A reverse energy perspective

Achieving Net Zero and beyond will come down to the everyday decisions we all make: e.g. what food we buy, how and where we travel, how we manage our homes. This will be really hard – it is really hard – as everything is so complicated for consumers. Which is where the inverted pyramid comes in.

I first came across the inverted pyramid from someone who had just turned around a failing hospital. When asked what was the most significant thing that enabled her to do this she replied “the inverted pyramid”.

One of the first things she was shown when joining the hospital was the management structure. The CEO was at the top and the porters, nursing assistants and receptionists at the bottom. So, she inverted it, put all patient facing services at the top and herself at the bottom. She then reinforced that managements’ role was to support patient facing staff and to make the life of patients easier.

I suggest we need to do the same with energy. The grid has done an excellent job of doing this to-date, but de-carbonised energy is different. It will require significantly more electricity to be generated, and green at that. More of a challenge, consumers will need to understand what products to buy – electric vehicles, renewable heating, solar panels, smart devices, smart tariffs, home batteries, V2G, Peer2Peer trading… the list grows year by year. We also know that manging the intermittency of renewables is a real challenge as is managing the likely local grid peak demands. One study estimated that as little as 6 EVs charging at the same time on the same transformer could be enough to trip it: hence the need for smart chargers.

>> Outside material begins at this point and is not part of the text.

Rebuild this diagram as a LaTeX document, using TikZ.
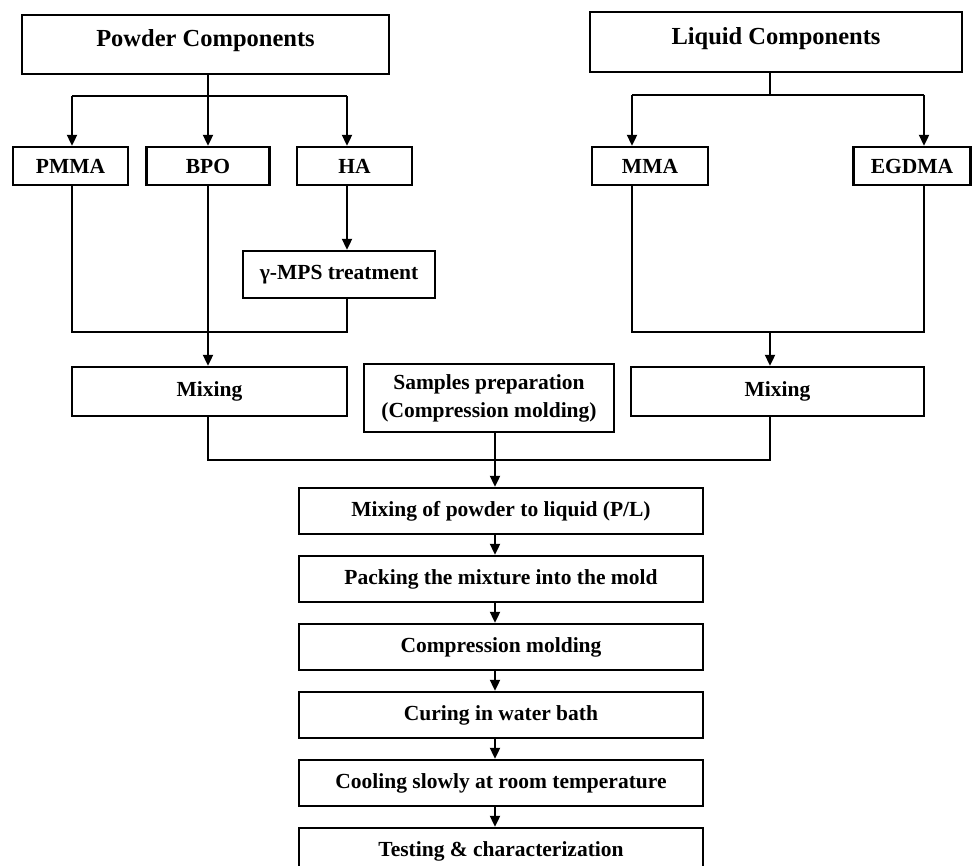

So, this is our inverted energy pyramid. It is designed to make it as easy as possible for consumers to make the everyday decisions needed to help deliver Net Zero. Net Zero isn’t just about building off-shore wind farms, carbon capture and storage and low carbon hydrogen. These big business initiatives have their place but so does the everyday decisions of consumers - small and large. It is why consumer-facing distributed energy is so important.